„Um an mir einen Narren zu fressen, muss man einer sein.“ “BRENNTAG” (RF, in progress)
„In der nächsten Stufe wird die Krise auf das soziale System übergreifen.“ FAZ 20. 8. 2011
„Neid macht alt und Alter macht neidisch.“ Horst Tappert in PERRAK (1970)
Überkompensiertes Nichts/ Vom Unheil der Ichsucht und verwandtes Malheur (Gilt als Leidzirkular)
Wie dem Blitz der Donner, so rollt der Zeugung die Ichbesessenheit lebenslänglich nach, schlicht um schlicht. Kaum einer hält es noch bei sich aus. Selbstachtung ist Selbstbetrug, nährt sich jämmerlich aus der Verachtung der anderen. Im Bann der Weltkrise gehen Rechnungen aller Art immer seltener auf.
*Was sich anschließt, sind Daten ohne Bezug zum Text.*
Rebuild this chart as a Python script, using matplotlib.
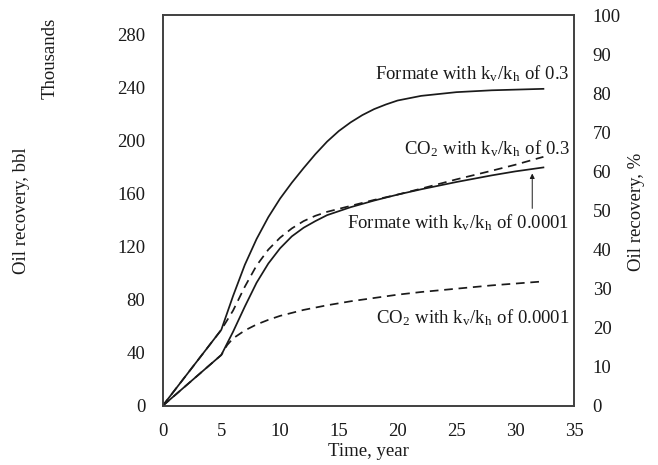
import matplotlib
matplotlib.use("Agg")
import matplotlib.pyplot as plt

plt.rcParams["font.family"] = ["Liberation Serif", "DejaVu Serif"]
plt.rcParams["mathtext.fontset"] = "stix"

# time, year
T_FORMATE_03 = [0, 5, 6, 7, 8, 9, 10, 11, 12, 13, 14, 15, 16, 17, 18, 19, 20, 22, 25, 28, 32.4]
FORMATE_03 = [0, 57.5, 83, 106.5, 126, 142.5, 156.5, 168.5, 179.5, 190, 199.5, 207.5, 214, 219.5, 224, 227.5, 230.5, 234, 236.8, 238.2, 239.3]

T_CO2_03 = [0, 5, 6, 7, 8, 9, 10, 11, 12, 13, 14, 16, 18, 20, 22, 25, 28, 30, 32.4]
CO2_03 = [0, 57.5, 72, 90, 106, 118, 127, 134, 139.5, 143.5, 146.5, 151, 155.5, 159.5, 164, 171, 177.5, 182, 188]

T_FORMATE_0001 = [0, 5, 6, 7, 8, 9, 10, 11, 12, 13, 14, 16, 18, 20, 22, 25, 28, 30, 32.4]
FORMATE_0001 = [0, 38.5, 56, 75, 93, 107.5, 119, 128, 134.5, 139.5, 144, 150, 155, 159.5, 163.5, 169, 174, 177, 180]

T_CO2_0001 = [0, 5, 5.5, 6, 7, 8, 9, 10, 12, 14, 16, 18, 20, 22, 25, 28, 32.4]
CO2_0001 = [0, 38.5, 46, 51, 57, 61.5, 65, 68, 72.5, 76, 79, 81.5, 84, 86, 88.5, 91, 94]

LEFT_TICKS = [0, 40, 80, 120, 160, 200, 240, 280]
RIGHT_TICKS = [0, 10, 20, 30, 40, 50, 60, 70, 80, 90, 100]
X_TICKS = [0, 5, 10, 15, 20, 25, 30, 35]

KVKH = r"k$_\mathregular{v}$/k$_\mathregular{h}$"
FS = 13.5
INK = "#1a1a1a"

fig = plt.figure(figsize=(6.58, 4.65), dpi=100)
ax = fig.add_axes([0.247, 0.1269, 0.6253, 0.8408])

dash = (0, (5, 3.3))
ax.plot(T_FORMATE_03, FORMATE_03, color=INK, lw=1.25)
ax.plot(T_FORMATE_0001, FORMATE_0001, color=INK, lw=1.25)
ax.plot(T_CO2_03, CO2_03, color=INK, lw=1.25, linestyle=dash)
ax.plot(T_CO2_0001, CO2_0001, color=INK, lw=1.25, linestyle=dash)

ax.set_xlim(0, 35)
ax.set_ylim(0, 295)
ax.set_xticks(X_TICKS)
ax.set_yticks(LEFT_TICKS)
ax.tick_params(length=0, labelsize=FS, pad=12.5, colors=INK)

for s in ax.spines.values():
    s.set_color("#404040")
    s.set_linewidth(1.2)

ax2 = ax.twinx()
ax2.set_ylim(0, 100)
ax2.set_yticks(RIGHT_TICKS)
ax2.tick_params(length=0, labelsize=FS, pad=13.5, colors=INK)
for s in ax2.spines.values():
    s.set_color("#404040")
    s.set_linewidth(1.2)

ax.set_xlabel("Time, year", fontsize=FS, color=INK)
ax.xaxis.set_label_coords(0.5, -0.095)
ax.set_ylabel("Oil recovery, bbl", fontsize=FS, color=INK)
ax.yaxis.set_label_coords(-0.322, 0.5)
ax.text(-0.273, 0.89, "Thousands", transform=ax.transAxes, rotation=90,
        ha="center", va="center", fontsize=FS, color=INK)
ax2.set_ylabel("Oil recovery, %", fontsize=FS, color=INK)
ax2.yaxis.set_label_coords(1.131, 0.496)

# curve labels
ax.text(34.6, 251, "Formate with " + KVKH + " of 0.3", ha="right", va="center", fontsize=FS, color=INK)
ax.text(34.6, 194, "CO$_\\mathregular{2}$ with " + KVKH + " of 0.3", ha="right", va="center", fontsize=FS, color=INK)
ax.text(34.6, 138, "Formate with " + KVKH + " of 0.0001", ha="right", va="center", fontsize=FS, color=INK)
ax.text(34.6, 67, "CO$_\\mathregular{2}$ with " + KVKH + " of 0.0001", ha="right", va="center", fontsize=FS, color=INK)

ax.annotate("", xy=(31.45, 177.5), xytext=(31.45, 147),
            arrowprops=dict(arrowstyle="-|>", color=INK, lw=0.7, mutation_scale=7))

fig.savefig("out.png", dpi=100)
Auch die Abmachungen, die einer mit sich selber trifft, werden gebrochen, durch Prolongation oder Vergessen. Der Ichdiminutiv, das arme Würstchen, das Häuflein Elend, das jeder objektiv ist, mausert sich zur Füllmasse der bevorstehenden gesellschaftlichen Regression. Angstlust weidet sich schon an dem anschwellenden Hintergrundrauschen neuer Verwerfungen und rentierlicher Untergänge. Das principium individuationis der zweibeinigen Anhängsel des warenproduzierenden Systems, d.h. die Gewährleistung seiner Konformität, besorgt der Geldfetisch; wie Frömmigkeit zu nichts anderem wurde als Blasphemie, so ist Ichsucht das geblieben, was sie seit ihrer Entdeckung war: Verrat am Ich. Jeder ist sich selbst der verhasste Nächste, und wer sich nicht dreimal am Tag in Gedanken entleibt, tut es weniger oft oder öfter oder tatsächlich. Das Prinzip Selbsterhaltung verliert an Schwerkraft und ausgemacht bleibt in seinem Umfeld für den Moment nur:
Die Grenzen meiner Lebenslügen sind die Grenzen meiner Welt.
Der je vorherige Tag lastet auf den Hirnen des je gegenwärtigen wie ein Alp.
Ich = index falsi
Nota bene
Ein wenig bemerkter Zusammenhang zwischen Essen und Schreiben besteht darin, dass viele heute beides nicht mehr recht vermögen. Immer ist zu viel auf der Gabel oder im Satz, physisch wie semantisch platzt’s aus den Nähten. Es wirkt zuweilen, als würde die Sprache nicht gesprochen, sondern gegessen. Die zuständige Wissenschaft müsst wohl „Philophagologie“ heißen.